Start Given material

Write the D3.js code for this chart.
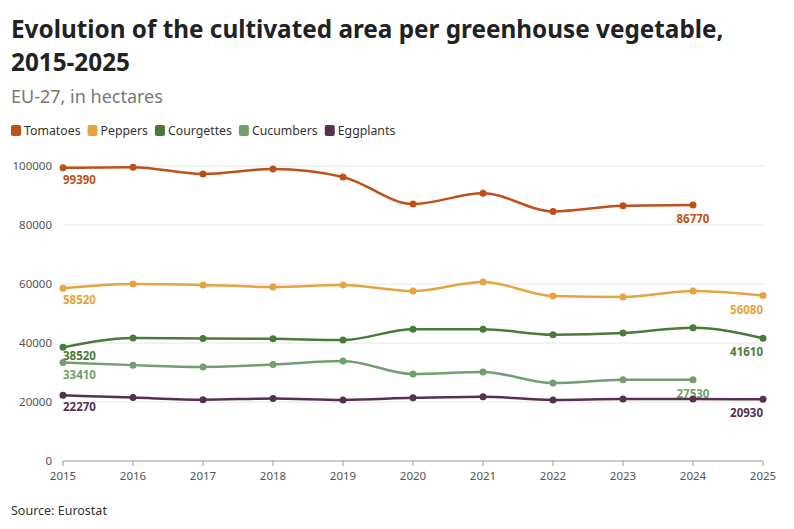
<!DOCTYPE html><html><head><meta charset="utf-8">
<script src="https://cdn.jsdelivr.net/npm/d3@7"></script>
<style>body{margin:0;background:#fff;font-family:"Source Sans Pro","Noto Sans",sans-serif}</style></head><body>
<svg id="c" width="794" height="529"></svg>
<script>
const years=[2015,2016,2017,2018,2019,2020,2021,2022,2023,2024,2025];
const tomatoes=[99390,99600,97300,99000,96300,87100,90800,84600,86500,86770,null];
const peppers=[58520,60000,59700,59000,59700,57600,60700,55900,55600,57600,56080];
const courgettes=[38520,41700,41500,41400,41000,44700,44700,42800,43400,45200,41610];
const cucumbers=[33410,32500,31900,32700,33900,29500,30200,26400,27530,27530,null];
const eggplants=[22270,21500,20800,21200,20700,21400,21800,20700,21000,21000,20930];
const yTicks=[0,20000,40000,60000,80000,100000];
const series=[
 {name:"Tomatoes",color:"#c0501a",vals:tomatoes,off:16},
 {name:"Peppers",color:"#e5a440",vals:peppers,off:16},
 {name:"Courgettes",color:"#4a7a3a",vals:courgettes,off:13},
 {name:"Cucumbers",color:"#739e6f",vals:cucumbers,off:17},
 {name:"Eggplants",color:"#55304f",vals:eggplants,off:16}];
const svg=d3.select("#c");
svg.append("text").attr("x",11).attr("y",38).attr("font-size",24.3).attr("font-weight",700).attr("fill","#222").text("Evolution of the cultivated area per greenhouse vegetable,");
svg.append("text").attr("x",11).attr("y",71).attr("font-size",24.3).attr("font-weight",700).attr("fill","#222").text("2015-2025");
svg.append("text").attr("x",11).attr("y",103).attr("font-size",18).attr("fill","#777").text("EU-27, in hectares");
let lx=11;
series.forEach(s=>{const g=svg.append("g");g.append("rect").attr("x",lx).attr("y",125).attr("width",10).attr("height",11).attr("rx",2).attr("fill",s.color);
 const t=g.append("text").attr("x",lx+13).attr("y",135).attr("font-size",12.3).attr("fill","#333").text(s.name);lx+=t.node().getComputedTextLength()+20;});
const x=d3.scaleLinear().domain([2015,2025]).range([63,763]);
const y=d3.scaleLinear().domain([0,100000]).range([461,166]);
yTicks.forEach(v=>{svg.append("line").attr("x1",63).attr("x2",763).attr("y1",y(v)).attr("y2",y(v)).attr("stroke",v?"#e6e6e6":"#999");
 svg.append("text").attr("x",52).attr("y",y(v)+4).attr("text-anchor","end").attr("font-size",11.5).attr("fill","#555").text(v);});
years.forEach(v=>{svg.append("line").attr("x1",x(v)).attr("x2",x(v)).attr("y1",461).attr("y2",466).attr("stroke","#999");
 svg.append("text").attr("x",x(v)).attr("y",480).attr("text-anchor","middle").attr("font-size",11.5).attr("fill","#555").text(v);});
const line=d3.line().x(d=>x(d[0])).y(d=>y(d[1])).curve(d3.curveMonotoneX);
series.forEach(s=>{const pts=years.map((yr,i)=>[yr,s.vals[i]]).filter(d=>d[1]!=null);
 svg.append("path").attr("d",line(pts)).attr("fill","none").attr("stroke",s.color).attr("stroke-width",2.5);
 svg.selectAll(null).data(pts).enter().append("circle").attr("cx",d=>x(d[0])).attr("cy",d=>y(d[1])).attr("r",3.5).attr("fill",s.color);
 const f=pts[0],l=pts[pts.length-1];
 svg.append("text").attr("x",x(f[0])).attr("y",y(f[1])+s.off).attr("font-size",11.5).attr("font-weight",700).attr("fill",s.color).text(f[1]);
 svg.append("text").attr("x",x(l[0])).attr("y",y(l[1])+18).attr("text-anchor",l[0]==2025?"end":"middle").attr("font-size",11.5).attr("font-weight",700).attr("fill",s.color).text(l[1]);
});
svg.append("text").attr("x",11).attr("y",515).attr("font-size",12.5).attr("fill","#333").text("Source: Eurostat");
</script></body></html>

End Given material

-- What the task asks --
Transcribe the full listing character for character. Pictures are excluded.

-- Problem solution --
Write the D3.js code for this chart.
<!DOCTYPE html><html><head><meta charset="utf-8">
<script src="https://cdn.jsdelivr.net/npm/d3@7"></script>
<style>body{margin:0;background:#fff;font-family:"Source Sans Pro","Noto Sans",sans-serif}</style></head><body>
<svg id="c" width="794" height="529"></svg>
<script>
const years=[2015,2016,2017,2018,2019,2020,2021,2022,2023,2024,2025];
const tomatoes=[99390,99600,97300,99000,96300,87100,90800,84600,86500,86770,null];
const peppers=[58520,60000,59700,59000,59700,57600,60700,55900,55600,57600,56080];
const courgettes=[38520,41700,41500,41400,41000,44700,44700,42800,43400,45200,41610];
const cucumbers=[33410,32500,31900,32700,33900,29500,30200,26400,27530,27530,null];
const eggplants=[22270,21500,20800,21200,20700,21400,21800,20700,21000,21000,20930];
const yTicks=[0,20000,40000,60000,80000,100000];
const series=[
 {name:"Tomatoes",color:"#c0501a",vals:tomatoes,off:16},
 {name:"Peppers",color:"#e5a440",vals:peppers,off:16},
 {name:"Courgettes",color:"#4a7a3a",vals:courgettes,off:13},
 {name:"Cucumbers",color:"#739e6f",vals:cucumbers,off:17},
 {name:"Eggplants",color:"#55304f",vals:eggplants,off:16}];
const svg=d3.select("#c");
svg.append("text").attr("x",11).attr("y",38).attr("font-size",24.3).attr("font-weight",700).attr("fill","#222").text("Evolution of the cultivated area per greenhouse vegetable,");
svg.append("text").attr("x",11).attr("y",71).attr("font-size",24.3).attr("font-weight",700).attr("fill","#222").text("2015-2025");
svg.append("text").attr("x",11).attr("y",103).attr("font-size",18).attr("fill","#777").text("EU-27, in hectares");
let lx=11;
series.forEach(s=>{const g=svg.append("g");g.append("rect").attr("x",lx).attr("y",125).attr("width",10).attr("height",11).attr("rx",2).attr("fill",s.color);
 const t=g.append("text").attr("x",lx+13).attr("y",135).attr("font-size",12.3).attr("fill","#333").text(s.name);lx+=t.node().getComputedTextLength()+20;});
const x=d3.scaleLinear().domain([2015,2025]).range([63,763]);
const y=d3.scaleLinear().domain([0,100000]).range([461,166]);
yTicks.forEach(v=>{svg.append("line").attr("x1",63).attr("x2",763).attr("y1",y(v)).attr("y2",y(v)).attr("stroke",v?"#e6e6e6":"#999");
 svg.append("text").attr("x",52).attr("y",y(v)+4).attr("text-anchor","end").attr("font-size",11.5).attr("fill","#555").text(v);});
years.forEach(v=>{svg.append("line").attr("x1",x(v)).attr("x2",x(v)).attr("y1",461).attr("y2",466).attr("stroke","#999");
 svg.append("text").attr("x",x(v)).attr("y",480).attr("text-anchor","middle").attr("font-size",11.5).attr("fill","#555").text(v);});
const line=d3.line().x(d=>x(d[0])).y(d=>y(d[1])).curve(d3.curveMonotoneX);
series.forEach(s=>{const pts=years.map((yr,i)=>[yr,s.vals[i]]).filter(d=>d[1]!=null);
 svg.append("path").attr("d",line(pts)).attr("fill","none").attr("stroke",s.color).attr("stroke-width",2.5);
 svg.selectAll(null).data(pts).enter().append("circle").attr("cx",d=>x(d[0])).attr("cy",d=>y(d[1])).attr("r",3.5).attr("fill",s.color);
 const f=pts[0],l=pts[pts.length-1];
 svg.append("text").attr("x",x(f[0])).attr("y",y(f[1])+s.off).attr("font-size",11.5).attr("font-weight",700).attr("fill",s.color).text(f[1]);
 svg.append("text").attr("x",x(l[0])).attr("y",y(l[1])+18).attr("text-anchor",l[0]==2025?"end":"middle").attr("font-size",11.5).attr("font-weight",700).attr("fill",s.color).text(l[1]);
});
svg.append("text").attr("x",11).attr("y",515).attr("font-size",12.5).attr("fill","#333").text("Source: Eurostat");
</script></body></html>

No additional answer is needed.